Now Fod always went to someone's house for supper almost every night, since he could not cook very well. But Fod was a good accommodating man, never taking anything for what he did.

Fod was married at one time, but another man took his wife. Fod told me if he ever saw him he would kill him. Well, Fod had a muzzle loading shot gun. He loaded it with two charges of powder, two charges of shot, thirteen mountain rifle bullets and a handful of small taps. So happened one day, Fod saw the man the other side of a fence. Fod grabbed the old shot gun. The man sat down behind the back of the fence just as Fod pulled down on him. He shot five fence rails in to and put 49 shot in the man's face. In the meantime, the gun was loaded so heavy, it knocked Fod down and slid him plumb under the bed. His arm and shoulder was so sore and blue he couldn't use it for a while.

Now the young people liked to pick on Fod, not meaning to hurt him in any way, but because he was so scary and the way he acted. I remember one time he took his feather tick and two quilts and went to the woods here below home. He put the feather tick down at a huge chestnut log, put the quilts over it, then he leaned some bark up against the log and that is where he slept. One morning I went to the store up at Dugspur [Virginia] which Sam Quesenberry ran. At that time I had made my purchase and was about to leave when Sam said, "Monroe, what the hell is that coming yonder?" I looked and over the crest of the hill, it looked like huge chicken coming. Fod's feather tick had come apart and feathers were all over him.

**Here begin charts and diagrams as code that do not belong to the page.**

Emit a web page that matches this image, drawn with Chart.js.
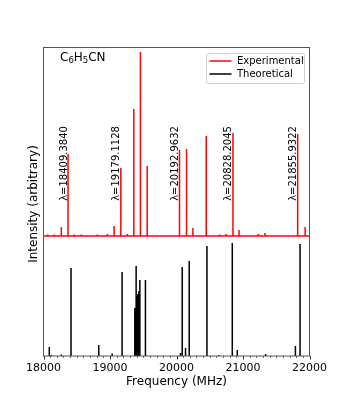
<!DOCTYPE html>
<html lang="en">
<head>
  <meta charset="UTF-8" />
  <title>C6H5CN spectrum</title>
  <script src="https://cdn.jsdelivr.net/npm/chart.js"></script>
  <style>
    * { margin: 0; padding: 0; }
    body { background: #fff; width: 343px; height: 401px; overflow: hidden; }
    #wrap { position: relative; width: 343px; height: 401px; }
  </style>
</head>
<body>
  <div id="wrap"><canvas id="spec" width="343" height="401"></canvas></div>

  <script>
    // experimental lines (MHz) and intensities above the offset baseline
    const expFreq = [18063, 18163, 18268, 18369, 18459, 18569, 18810, 18961, 19062, 19163,
                     19262, 19358, 19458, 19559, 20045, 20151, 20247, 20447, 20648, 20744,
                     20849, 20940, 21230, 21331, 21822, 21934];
    const expInt = [0.015, 0.015, 0.09, 0.82, 0.015, 0.015, 0.015, 0.02, 0.10, 0.68,
                    0.02, 1.27, 1.84, 0.70, 0.86, 0.87, 0.08, 1.00, 0.015, 0.02,
                    1.03, 0.06, 0.02, 0.03, 1.02, 0.09];
    const expOffset = 1.20;

    // theoretical lines
    const theoFreq = [18087, 18117, 18268, 18414, 18831, 19032, 19182, 19373, 19393, 19405,
                      19419, 19435, 19449, 19533, 20060, 20086, 20136, 20191, 20458, 20639,
                      20839, 20914, 21340, 21788, 21858];
    const theoInt = [0.09, 0.01, 0.015, 0.88, 0.11, 0.025, 0.84, 0.48, 0.90, 0.60,
                     0.62, 0.65, 0.76, 0.76, 0.03, 0.89, 0.08, 0.95, 1.10, 0.01,
                     1.13, 0.06, 0.02, 0.10, 1.12];

    // labelled transitions
    const labelFreq = [18369, 19163, 20045, 20849, 21822];
    const labelText = ['λ=18409.3840', 'λ=19179.1128', 'λ=20192.9632', 'λ=20828.2045', 'λ=21855.9322'];
    const labelY = 1.925;

    const xTicks = [18000, 19000, 20000, 21000, 22000];
    const xMin = 18000, xMax = 22000, yMax = 3.085;

    // stick spectra as line paths
    const expPts = [{ x: xMin, y: expOffset }];
    expFreq.forEach((f, i) => {
      expPts.push({ x: f, y: expOffset }, { x: f, y: expOffset + expInt[i] }, { x: f, y: expOffset });
    });
    expPts.push({ x: xMax, y: expOffset });

    const theoPts = [];
    theoFreq.forEach((f, i) => {
      theoPts.push({ x: f, y: 0 }, { x: f, y: theoInt[i] }, { x: f, y: null });
    });

    const FONT = 'DejaVu Sans';

    const extras = {
      id: 'extras',
      afterDraw(chart) {
        const { ctx, chartArea: a, scales } = chart;
        const xs = scales.x, ys = scales.y;
        ctx.save();

        // frame
        ctx.strokeStyle = '#555';
        ctx.lineWidth = 1;
        ctx.strokeRect(a.left, a.top, a.right - a.left, a.bottom - a.top);

        // major / minor ticks
        ctx.strokeStyle = '#333';
        for (let v = xMin; v <= xMax; v += 100) {
          const px = Math.round(xs.getPixelForValue(v)) + 0.5;
          const major = v % 1000 === 0;
          ctx.lineWidth = major ? 1 : 0.7;
          ctx.beginPath();
          ctx.moveTo(px, a.bottom);
          ctx.lineTo(px, a.bottom + (major ? 3.5 : 2));
          ctx.stroke();
        }

        // transition labels
        ctx.fillStyle = '#000';
        ctx.font = '10px "' + FONT + '"';
        ctx.textAlign = 'center';
        ctx.textBaseline = 'alphabetic';
        labelFreq.forEach((f, i) => {
          ctx.save();
          ctx.translate(xs.getPixelForValue(f) - 1.5, ys.getPixelForValue(labelY));
          ctx.rotate(-Math.PI / 2);
          ctx.fillText(labelText[i], 0, 0);
          ctx.restore();
        });

        // molecule name with subscripts
        const parts = [['C', 0], ['6', 1], ['H', 0], ['5', 1], ['CN', 0]];
        let tx = 60;
        ctx.textAlign = 'left';
        parts.forEach(([s, sub]) => {
          ctx.font = (sub ? '8.5px "' : '12px "') + FONT + '"';
          ctx.fillText(s, tx, sub ? 63 : 61);
          tx += ctx.measureText(s).width;
        });

        // axis titles
        ctx.font = '12px "' + FONT + '"';
        ctx.textAlign = 'center';
        ctx.fillText('Frequency (MHz)', (a.left + a.right) / 2, 385);
        ctx.save();
        ctx.translate(37, 204);
        ctx.rotate(-Math.PI / 2);
        ctx.fillText('Intensity (arbitrary)', 0, 0);
        ctx.restore();

        // legend
        const lx = 206, ly = 53, lw = 98, lh = 30;
        ctx.beginPath();
        ctx.roundRect(lx + 0.5, ly + 0.5, lw, lh, 2);
        ctx.fillStyle = 'rgba(255,255,255,0.8)';
        ctx.fill();
        ctx.strokeStyle = '#d0d0d0';
        ctx.lineWidth = 1;
        ctx.stroke();
        const items = [['Experimental', '#ff0000', 61], ['Theoretical', '#000000', 74]];
        ctx.font = '10px "' + FONT + '"';
        ctx.textAlign = 'left';
        ctx.textBaseline = 'middle';
        items.forEach(([name, col, yy]) => {
          ctx.strokeStyle = col;
          ctx.lineWidth = 1.5;
          ctx.beginPath();
          ctx.moveTo(209.5, yy);
          ctx.lineTo(231.5, yy);
          ctx.stroke();
          ctx.fillStyle = '#000';
          ctx.fillText(name, 237, yy);
        });

        ctx.restore();
      }
    };

    new Chart(document.getElementById('spec'), {
      type: 'line',
      data: {
        datasets: [
          {
            label: 'Experimental',
            data: expPts,
            borderColor: '#ff0000',
            borderWidth: 1.5,
            pointRadius: 0,
            tension: 0,
            spanGaps: false
          },
          {
            label: 'Theoretical',
            data: theoPts,
            borderColor: '#000000',
            borderWidth: 1.5,
            pointRadius: 0,
            tension: 0,
            spanGaps: false
          }
        ]
      },
      options: {
        responsive: false,
        animation: false,
        devicePixelRatio: 1,
        layout: { padding: { left: 43.5, right: 33.5, top: 47.5, bottom: 25 } },
        plugins: { legend: { display: false }, tooltip: { enabled: false } },
        scales: {
          x: {
            type: 'linear',
            min: xMin,
            max: xMax,
            afterBuildTicks: (scale) => { scale.ticks = xTicks.map(v => ({ value: v })); },
            afterFit: (scale) => { scale.height = 20; },
            grid: { display: false, drawTicks: false },
            border: { display: false },
            ticks: {
              color: '#000',
              padding: 6,
              maxRotation: 0,
              font: { family: FONT, size: 11 },
              callback: (v) => String(v)
            }
          },
          y: {
            display: false,
            min: 0,
            max: yMax
          }
        }
      },
      plugins: [extras]
    });
  </script>
</body>
</html>
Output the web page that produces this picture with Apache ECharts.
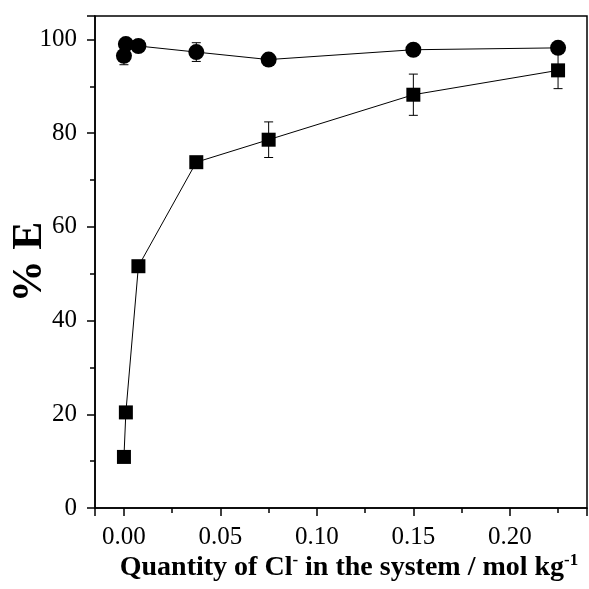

Well, it was not too long after that until he moved back to his house and seemed like people left him alone after that. But many people wished they had the education Fod had. He could tell you about every big city, its population, every river, how long, how big, work any kind of math or algebra problem... He could tell you just about anything you wanted to know. I could keep on, but it would make my story too long.